# 123 Electronics 300 second USB recording module issues



## Cole&Jacksdad (Jan 20, 2011)

I have the *300 second USB recording module from 123 Electronics. I am having trouble loading my track to it. *

*After I pick the track, a box comes up and say's *
*"wav Error press ok" *
*Then it say's*
* "Write Successfully!"*
* Then another box pops up and say's *
*"write next*
*(C:\PM66\temp.obj) Generated*
*You can use Write OBJ to write again next time*
*NEXT PM66 Cancel"*

*I'm not sure what I am doing wrong?*
*Any advice welcome.*


----------



## halstaff (Nov 18, 2009)

When you open the program, are you using "Run as Administrator"?


----------



## Cole&Jacksdad (Jan 20, 2011)

I just click on the PM66 icon to open.


----------



## halstaff (Nov 18, 2009)

Right click on the icon and then select "Run as Administrator". Opening the program this way should solve your problem.


----------



## Cole&Jacksdad (Jan 20, 2011)

I tried that and still having the same issues. I am thinking the track I want is not formtted right. My track is formatted in rar instead of wav. How would I go about converting it over to wav?


----------



## RoxyBlue (Oct 6, 2008)

Found this article on converting the file that may help:

http://www.ehow.com/how_5087271_convert-rar-wav.html


----------



## hedg12 (Jul 6, 2008)

A .rar file is a compressed data format - try downloading WinRAR (Rarlabs.com) and uncompress the file. If you end up with a .wav file, you're golden. Otherwise, you may need to convert it further.


----------



## TroyO (Sep 7, 2011)

Rar is usually a compression tool, like having a file zipped.

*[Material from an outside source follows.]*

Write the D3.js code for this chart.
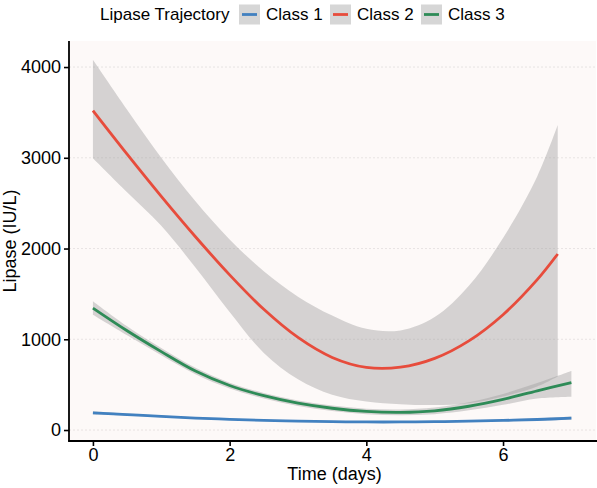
<!DOCTYPE html>
<html>
<head>
<meta charset="utf-8">
<script src="https://cdn.jsdelivr.net/npm/d3@7"></script>
<style>
  body { margin: 0; background: #ffffff; }
  svg text { font-family: "Liberation Sans", Arial, sans-serif; fill: #000; }
</style>
</head>
<body>
<svg id="chart"></svg>
<script>
// data
var classNames = ["Class 1", "Class 2", "Class 3"];
var classColors = ["#4281C0", "#E74C3C", "#2E8B57"];

var days = [0, 0.5, 1, 1.5, 2, 2.5, 3, 3.5, 4, 4.5, 5, 5.5, 6, 6.5, 7];
var daysClass2 = [0, 0.5, 1, 1.5, 2, 2.5, 3, 3.5, 4, 4.5, 5, 5.5, 6, 6.5, 6.8];

var class1Fit   = [190, 170, 150, 132, 118, 106, 98, 92, 89, 89, 92, 98, 106, 116, 130];
var class1Lower = [172, 158, 140, 124, 110, 99, 91, 85, 82, 82, 85, 90, 96, 103, 112];
var class1Upper = [208, 182, 160, 140, 126, 113, 105, 99, 96, 96, 99, 106, 116, 129, 148];

var class2Fit   = [3520, 3040, 2575, 2130, 1710, 1330, 1020, 800, 690, 692, 789, 982, 1271, 1657, 1940];
var class2Lower = [2995, 2620, 2250, 1790, 1300, 850, 560, 390, 315, 285, 275, 295, 370, 480, 590];
var class2Upper = [4080, 3530, 3000, 2520, 2100, 1750, 1470, 1262, 1115, 1098, 1245, 1590, 2116, 2795, 3360];

var class3Fit   = [1344, 1094, 864, 650, 490, 378, 296, 240, 205, 195, 212, 262, 338, 432, 522];
var class3Lower = [1270, 1044, 824, 615, 458, 348, 266, 210, 175, 163, 175, 217, 278, 347, 367];
var class3Upper = [1420, 1144, 904, 685, 522, 408, 326, 270, 235, 227, 249, 307, 398, 517, 650];

var xTicks = [0, 2, 4, 6];
var yTicks = [0, 1000, 2000, 3000, 4000];

var series = [
    { name: classNames[0], color: classColors[0], t: days, fit: class1Fit, lo: class1Lower, hi: class1Upper },
    { name: classNames[1], color: classColors[1], t: daysClass2, fit: class2Fit, lo: class2Lower, hi: class2Upper },
    { name: classNames[2], color: classColors[2], t: days, fit: class3Fit, lo: class3Lower, hi: class3Upper }
];

//Width and height of svg
var w = 597;
var h = 488;
var panelLeft = 69, panelRight = 596, panelTop = 41, panelBottom = 441;

var svg = d3.select("#chart")
            .attr("width", w)
            .attr("height", h);

//Create scale functions
var xScale = d3.scaleLinear()
            .domain([-0.35, 7.36])
            .range([panelLeft, panelRight]);

var yScale = d3.scaleLinear()
            .domain([-121, 4287])
            .range([panelBottom, panelTop]);

// panel background
svg.append("rect")
    .attr("x", panelLeft)
    .attr("y", panelTop)
    .attr("width", panelRight - panelLeft)
    .attr("height", panelBottom - panelTop)
    .attr("fill", "#FDF9F8");

// dashed grid lines
svg.selectAll(".grid")
    .data(yTicks)
    .enter()
    .append("line")
    .attr("class", "grid")
    .attr("x1", panelLeft)
    .attr("x2", panelRight)
    .attr("y1", function(d) { return yScale(d); })
    .attr("y2", function(d) { return yScale(d); })
    .attr("stroke", "#DEDADA")
    .attr("stroke-width", 0.7)
    .attr("stroke-dasharray", "2,2");

var area = d3.area()
    .curve(d3.curveCatmullRom)
    .x(function(d) { return xScale(d.t); })
    .y0(function(d) { return yScale(d.lo); })
    .y1(function(d) { return yScale(d.hi); });

var line = d3.line()
    .curve(d3.curveCatmullRom)
    .x(function(d) { return xScale(d.t); })
    .y(function(d) { return yScale(d.v); });

function rows(s) {
    return s.t.map(function(t, i) {
        return { t: t, v: s.fit[i], lo: s.lo[i], hi: s.hi[i] };
    });
}

// ribbons first, then lines on top
series.forEach(function(s) {
    svg.append("path")
        .datum(rows(s))
        .attr("d", area)
        .attr("fill", "#999999")
        .attr("fill-opacity", 0.4);
});

series.forEach(function(s) {
    svg.append("path")
        .datum(rows(s))
        .attr("d", line)
        .attr("fill", "none")
        .attr("stroke", s.color)
        .attr("stroke-width", 2.8);
});

//Define axes
var xAxis = d3.axisBottom()
            .scale(xScale)
            .tickValues(xTicks)
            .tickSize(5)
            .tickPadding(2)
            .tickFormat(d3.format("d"));

var yAxis = d3.axisLeft()
            .scale(yScale)
            .tickValues(yTicks)
            .tickSize(5)
            .tickPadding(3)
            .tickFormat(d3.format("d"));

//Create X axis
var gx = svg.append("g")
    .attr("transform", "translate(0," + panelBottom + ")")
    .call(xAxis);

//Create Y axis
var gy = svg.append("g")
    .attr("transform", "translate(" + panelLeft + ",0)")
    .call(yAxis);

[gx, gy].forEach(function(g) {
    g.select(".domain").remove();
    g.selectAll(".tick line").attr("stroke", "#000").attr("stroke-width", 1.6);
    g.selectAll(".tick text").style("font-size", "18px").attr("fill", "#000");
});
gx.selectAll(".tick text").attr("dy", "0.72em");

// axis lines
svg.append("line")
    .attr("x1", panelLeft).attr("x2", panelLeft)
    .attr("y1", panelTop).attr("y2", panelBottom + 0.8)
    .attr("stroke", "#000").attr("stroke-width", 1.8);
svg.append("line")
    .attr("x1", panelLeft - 0.8).attr("x2", w)
    .attr("y1", panelBottom).attr("y2", panelBottom)
    .attr("stroke", "#000").attr("stroke-width", 1.8);

// X axis label
svg.append("text")
    .attr("text-anchor", "middle")
    .attr("x", (panelLeft + panelRight) / 2 + 2)
    .attr("y", 480)
    .style("font-size", "18px")
    .text("Time (days)");

// Y axis label
svg.append("text")
    .attr("text-anchor", "middle")
    .attr("transform", "rotate(-90)")
    .attr("x", -(panelTop + panelBottom) / 2)
    .attr("y", 16)
    .style("font-size", "18px")
    .text("Lipase (IU/L)");

// legend on top
var legend = svg.append("g");
legend.append("text")
    .attr("x", 100)
    .attr("y", 20)
    .style("font-size", "17px")
    .text("Lipase Trajectory");

var keyX = [239, 330, 421];
series.forEach(function(s, i) {
    legend.append("rect")
        .attr("x", keyX[i])
        .attr("y", 4.5)
        .attr("width", 21)
        .attr("height", 20)
        .attr("fill", "#999999")
        .attr("fill-opacity", 0.4);
    legend.append("line")
        .attr("x1", keyX[i] + 3)
        .attr("x2", keyX[i] + 18)
        .attr("y1", 14.5)
        .attr("y2", 14.5)
        .attr("stroke", s.color)
        .attr("stroke-width", 2.8);
    legend.append("text")
        .attr("x", keyX[i] + 27)
        .attr("y", 20)
        .style("font-size", "17px")
        .text(s.name);
});
</script>
</body>
</html>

Can you play the audio on your PC? If you can, then it must be able to open the rar file. Try right clicking on the file and see if you have a "Winzip" menu option, then under WinZip if you have an "Extract To..." option. That should let you extract the file which probably has a .wav or .mp3 extension.


----------



## Cole&Jacksdad (Jan 20, 2011)

Thanks to my beautiful wife, she was able to convert the file to a wav file and it works like a charm.:smilekin: I should have asked her 3 days ago. LOL! :rolleyekin:


----------